#### [PROMPT]
Repeat the whole of the data, keeping every detail the same.

Data records:
★ ★ ★
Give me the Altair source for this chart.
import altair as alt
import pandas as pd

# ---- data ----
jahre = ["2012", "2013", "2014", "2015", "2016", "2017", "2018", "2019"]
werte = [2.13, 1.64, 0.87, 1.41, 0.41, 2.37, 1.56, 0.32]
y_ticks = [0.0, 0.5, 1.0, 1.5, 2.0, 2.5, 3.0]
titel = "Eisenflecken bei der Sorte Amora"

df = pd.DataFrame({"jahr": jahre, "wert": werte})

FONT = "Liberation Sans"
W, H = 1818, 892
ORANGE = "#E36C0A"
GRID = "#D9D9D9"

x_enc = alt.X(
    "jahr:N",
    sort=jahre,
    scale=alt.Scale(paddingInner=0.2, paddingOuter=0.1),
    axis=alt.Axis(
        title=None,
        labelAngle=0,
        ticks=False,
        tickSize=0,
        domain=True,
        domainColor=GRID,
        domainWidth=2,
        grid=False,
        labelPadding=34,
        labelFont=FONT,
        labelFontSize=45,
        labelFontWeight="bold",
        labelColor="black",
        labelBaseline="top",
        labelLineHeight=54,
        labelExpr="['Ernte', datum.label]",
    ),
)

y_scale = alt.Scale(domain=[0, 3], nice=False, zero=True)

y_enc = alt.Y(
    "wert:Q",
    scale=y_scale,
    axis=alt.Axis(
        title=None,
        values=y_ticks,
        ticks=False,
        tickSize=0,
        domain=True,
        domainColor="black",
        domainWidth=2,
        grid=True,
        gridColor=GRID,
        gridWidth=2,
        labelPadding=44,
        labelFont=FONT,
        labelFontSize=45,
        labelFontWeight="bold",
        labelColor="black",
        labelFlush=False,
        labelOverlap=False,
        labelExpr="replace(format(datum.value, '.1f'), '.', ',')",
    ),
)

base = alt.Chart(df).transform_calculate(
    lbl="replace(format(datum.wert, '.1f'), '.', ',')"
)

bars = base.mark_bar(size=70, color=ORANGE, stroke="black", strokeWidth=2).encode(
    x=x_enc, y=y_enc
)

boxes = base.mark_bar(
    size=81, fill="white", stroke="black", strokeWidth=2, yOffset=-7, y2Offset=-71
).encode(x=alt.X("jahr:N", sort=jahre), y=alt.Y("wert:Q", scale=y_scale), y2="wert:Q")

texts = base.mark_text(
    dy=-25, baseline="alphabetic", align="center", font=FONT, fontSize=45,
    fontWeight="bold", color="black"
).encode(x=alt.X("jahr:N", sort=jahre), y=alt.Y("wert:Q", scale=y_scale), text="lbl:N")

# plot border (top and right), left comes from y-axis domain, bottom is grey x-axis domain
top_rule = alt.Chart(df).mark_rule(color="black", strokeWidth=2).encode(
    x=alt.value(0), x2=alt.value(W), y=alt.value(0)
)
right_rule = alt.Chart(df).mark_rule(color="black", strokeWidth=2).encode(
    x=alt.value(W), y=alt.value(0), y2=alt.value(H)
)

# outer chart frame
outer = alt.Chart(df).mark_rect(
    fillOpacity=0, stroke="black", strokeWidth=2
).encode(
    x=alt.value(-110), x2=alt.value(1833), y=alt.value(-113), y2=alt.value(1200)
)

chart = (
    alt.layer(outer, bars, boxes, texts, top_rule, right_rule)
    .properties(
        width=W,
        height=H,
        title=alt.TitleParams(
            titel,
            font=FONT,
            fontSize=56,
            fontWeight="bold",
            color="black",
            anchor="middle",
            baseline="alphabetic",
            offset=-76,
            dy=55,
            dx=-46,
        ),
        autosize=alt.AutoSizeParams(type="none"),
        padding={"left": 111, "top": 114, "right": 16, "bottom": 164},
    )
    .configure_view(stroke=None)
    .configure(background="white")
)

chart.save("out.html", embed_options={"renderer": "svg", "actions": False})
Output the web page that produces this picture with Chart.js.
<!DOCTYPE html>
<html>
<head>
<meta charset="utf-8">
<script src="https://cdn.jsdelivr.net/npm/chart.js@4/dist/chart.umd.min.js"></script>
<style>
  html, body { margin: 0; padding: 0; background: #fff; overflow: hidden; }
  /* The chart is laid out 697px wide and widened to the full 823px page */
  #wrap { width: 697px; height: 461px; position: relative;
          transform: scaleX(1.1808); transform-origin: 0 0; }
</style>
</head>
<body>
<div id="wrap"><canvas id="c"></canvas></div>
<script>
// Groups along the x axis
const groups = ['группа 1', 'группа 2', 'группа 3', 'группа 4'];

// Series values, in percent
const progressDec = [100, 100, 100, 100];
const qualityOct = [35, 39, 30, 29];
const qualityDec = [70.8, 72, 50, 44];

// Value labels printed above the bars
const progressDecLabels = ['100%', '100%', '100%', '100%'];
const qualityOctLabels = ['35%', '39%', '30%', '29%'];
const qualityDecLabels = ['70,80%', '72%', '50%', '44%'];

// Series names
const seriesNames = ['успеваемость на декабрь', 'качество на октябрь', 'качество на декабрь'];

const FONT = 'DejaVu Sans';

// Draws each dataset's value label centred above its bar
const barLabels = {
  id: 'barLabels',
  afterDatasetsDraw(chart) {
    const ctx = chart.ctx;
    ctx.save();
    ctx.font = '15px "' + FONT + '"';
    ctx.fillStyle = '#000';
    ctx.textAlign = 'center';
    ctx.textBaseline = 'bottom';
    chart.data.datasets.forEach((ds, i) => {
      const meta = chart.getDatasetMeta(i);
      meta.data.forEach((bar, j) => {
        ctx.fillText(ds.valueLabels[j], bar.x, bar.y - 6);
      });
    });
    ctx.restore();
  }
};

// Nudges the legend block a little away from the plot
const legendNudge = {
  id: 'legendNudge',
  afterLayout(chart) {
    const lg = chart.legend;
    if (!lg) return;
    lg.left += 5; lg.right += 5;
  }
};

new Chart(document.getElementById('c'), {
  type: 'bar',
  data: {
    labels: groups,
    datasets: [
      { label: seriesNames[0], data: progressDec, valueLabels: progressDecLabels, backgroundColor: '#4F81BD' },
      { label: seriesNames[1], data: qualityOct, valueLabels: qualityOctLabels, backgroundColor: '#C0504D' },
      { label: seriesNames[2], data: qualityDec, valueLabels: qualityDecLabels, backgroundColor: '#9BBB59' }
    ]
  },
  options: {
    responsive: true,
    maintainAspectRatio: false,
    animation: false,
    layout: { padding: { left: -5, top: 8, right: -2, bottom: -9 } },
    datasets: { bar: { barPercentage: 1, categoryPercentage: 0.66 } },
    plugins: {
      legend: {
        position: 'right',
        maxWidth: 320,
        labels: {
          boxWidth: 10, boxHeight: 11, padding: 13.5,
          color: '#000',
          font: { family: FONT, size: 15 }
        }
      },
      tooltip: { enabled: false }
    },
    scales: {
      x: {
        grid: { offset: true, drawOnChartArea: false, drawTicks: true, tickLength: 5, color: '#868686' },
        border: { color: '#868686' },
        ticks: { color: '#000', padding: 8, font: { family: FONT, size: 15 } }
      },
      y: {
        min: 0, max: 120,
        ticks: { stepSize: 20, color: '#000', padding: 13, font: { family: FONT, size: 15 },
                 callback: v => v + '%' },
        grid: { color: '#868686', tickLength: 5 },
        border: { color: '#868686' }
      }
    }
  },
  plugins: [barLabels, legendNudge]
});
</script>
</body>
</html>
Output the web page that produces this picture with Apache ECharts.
★ ★ ★
#### [RESULT OF THIS EXERCISE]
Give me the Altair source for this chart.
import altair as alt
import pandas as pd

# ---- data ----
jahre = ["2012", "2013", "2014", "2015", "2016", "2017", "2018", "2019"]
werte = [2.13, 1.64, 0.87, 1.41, 0.41, 2.37, 1.56, 0.32]
y_ticks = [0.0, 0.5, 1.0, 1.5, 2.0, 2.5, 3.0]
titel = "Eisenflecken bei der Sorte Amora"

df = pd.DataFrame({"jahr": jahre, "wert": werte})

FONT = "Liberation Sans"
W, H = 1818, 892
ORANGE = "#E36C0A"
GRID = "#D9D9D9"

x_enc = alt.X(
    "jahr:N",
    sort=jahre,
    scale=alt.Scale(paddingInner=0.2, paddingOuter=0.1),
    axis=alt.Axis(
        title=None,
        labelAngle=0,
        ticks=False,
        tickSize=0,
        domain=True,
        domainColor=GRID,
        domainWidth=2,
        grid=False,
        labelPadding=34,
        labelFont=FONT,
        labelFontSize=45,
        labelFontWeight="bold",
        labelColor="black",
        labelBaseline="top",
        labelLineHeight=54,
        labelExpr="['Ernte', datum.label]",
    ),
)

y_scale = alt.Scale(domain=[0, 3], nice=False, zero=True)

y_enc = alt.Y(
    "wert:Q",
    scale=y_scale,
    axis=alt.Axis(
        title=None,
        values=y_ticks,
        ticks=False,
        tickSize=0,
        domain=True,
        domainColor="black",
        domainWidth=2,
        grid=True,
        gridColor=GRID,
        gridWidth=2,
        labelPadding=44,
        labelFont=FONT,
        labelFontSize=45,
        labelFontWeight="bold",
        labelColor="black",
        labelFlush=False,
        labelOverlap=False,
        labelExpr="replace(format(datum.value, '.1f'), '.', ',')",
    ),
)

base = alt.Chart(df).transform_calculate(
    lbl="replace(format(datum.wert, '.1f'), '.', ',')"
)

bars = base.mark_bar(size=70, color=ORANGE, stroke="black", strokeWidth=2).encode(
    x=x_enc, y=y_enc
)

boxes = base.mark_bar(
    size=81, fill="white", stroke="black", strokeWidth=2, yOffset=-7, y2Offset=-71
).encode(x=alt.X("jahr:N", sort=jahre), y=alt.Y("wert:Q", scale=y_scale), y2="wert:Q")

texts = base.mark_text(
    dy=-25, baseline="alphabetic", align="center", font=FONT, fontSize=45,
    fontWeight="bold", color="black"
).encode(x=alt.X("jahr:N", sort=jahre), y=alt.Y("wert:Q", scale=y_scale), text="lbl:N")

# plot border (top and right), left comes from y-axis domain, bottom is grey x-axis domain
top_rule = alt.Chart(df).mark_rule(color="black", strokeWidth=2).encode(
    x=alt.value(0), x2=alt.value(W), y=alt.value(0)
)
right_rule = alt.Chart(df).mark_rule(color="black", strokeWidth=2).encode(
    x=alt.value(W), y=alt.value(0), y2=alt.value(H)
)

# outer chart frame
outer = alt.Chart(df).mark_rect(
    fillOpacity=0, stroke="black", strokeWidth=2
).encode(
    x=alt.value(-110), x2=alt.value(1833), y=alt.value(-113), y2=alt.value(1200)
)

chart = (
    alt.layer(outer, bars, boxes, texts, top_rule, right_rule)
    .properties(
        width=W,
        height=H,
        title=alt.TitleParams(
            titel,
            font=FONT,
            fontSize=56,
            fontWeight="bold",
            color="black",
            anchor="middle",
            baseline="alphabetic",
            offset=-76,
            dy=55,
            dx=-46,
        ),
        autosize=alt.AutoSizeParams(type="none"),
        padding={"left": 111, "top": 114, "right": 16, "bottom": 164},
    )
    .configure_view(stroke=None)
    .configure(background="white")
)

chart.save("out.html", embed_options={"renderer": "svg", "actions": False})
Output the web page that produces this picture with Chart.js.
<!DOCTYPE html>
<html>
<head>
<meta charset="utf-8">
<script src="https://cdn.jsdelivr.net/npm/chart.js@4/dist/chart.umd.min.js"></script>
<style>
  html, body { margin: 0; padding: 0; background: #fff; overflow: hidden; }
  /* The chart is laid out 697px wide and widened to the full 823px page */
  #wrap { width: 697px; height: 461px; position: relative;
          transform: scaleX(1.1808); transform-origin: 0 0; }
</style>
</head>
<body>
<div id="wrap"><canvas id="c"></canvas></div>
<script>
// Groups along the x axis
const groups = ['группа 1', 'группа 2', 'группа 3', 'группа 4'];

// Series values, in percent
const progressDec = [100, 100, 100, 100];
const qualityOct = [35, 39, 30, 29];
const qualityDec = [70.8, 72, 50, 44];

// Value labels printed above the bars
const progressDecLabels = ['100%', '100%', '100%', '100%'];
const qualityOctLabels = ['35%', '39%', '30%', '29%'];
const qualityDecLabels = ['70,80%', '72%', '50%', '44%'];

// Series names
const seriesNames = ['успеваемость на декабрь', 'качество на октябрь', 'качество на декабрь'];

const FONT = 'DejaVu Sans';

// Draws each dataset's value label centred above its bar
const barLabels = {
  id: 'barLabels',
  afterDatasetsDraw(chart) {
    const ctx = chart.ctx;
    ctx.save();
    ctx.font = '15px "' + FONT + '"';
    ctx.fillStyle = '#000';
    ctx.textAlign = 'center';
    ctx.textBaseline = 'bottom';
    chart.data.datasets.forEach((ds, i) => {
      const meta = chart.getDatasetMeta(i);
      meta.data.forEach((bar, j) => {
        ctx.fillText(ds.valueLabels[j], bar.x, bar.y - 6);
      });
    });
    ctx.restore();
  }
};

// Nudges the legend block a little away from the plot
const legendNudge = {
  id: 'legendNudge',
  afterLayout(chart) {
    const lg = chart.legend;
    if (!lg) return;
    lg.left += 5; lg.right += 5;
  }
};

new Chart(document.getElementById('c'), {
  type: 'bar',
  data: {
    labels: groups,
    datasets: [
      { label: seriesNames[0], data: progressDec, valueLabels: progressDecLabels, backgroundColor: '#4F81BD' },
      { label: seriesNames[1], data: qualityOct, valueLabels: qualityOctLabels, backgroundColor: '#C0504D' },
      { label: seriesNames[2], data: qualityDec, valueLabels: qualityDecLabels, backgroundColor: '#9BBB59' }
    ]
  },
  options: {
    responsive: true,
    maintainAspectRatio: false,
    animation: false,
    layout: { padding: { left: -5, top: 8, right: -2, bottom: -9 } },
    datasets: { bar: { barPercentage: 1, categoryPercentage: 0.66 } },
    plugins: {
      legend: {
        position: 'right',
        maxWidth: 320,
        labels: {
          boxWidth: 10, boxHeight: 11, padding: 13.5,
          color: '#000',
          font: { family: FONT, size: 15 }
        }
      },
      tooltip: { enabled: false }
    },
    scales: {
      x: {
        grid: { offset: true, drawOnChartArea: false, drawTicks: true, tickLength: 5, color: '#868686' },
        border: { color: '#868686' },
        ticks: { color: '#000', padding: 8, font: { family: FONT, size: 15 } }
      },
      y: {
        min: 0, max: 120,
        ticks: { stepSize: 20, color: '#000', padding: 13, font: { family: FONT, size: 15 },
                 callback: v => v + '%' },
        grid: { color: '#868686', tickLength: 5 },
        border: { color: '#868686' }
      }
    }
  },
  plugins: [barLabels, legendNudge]
});
</script>
</body>
</html>
Output the web page that produces this picture with Apache ECharts.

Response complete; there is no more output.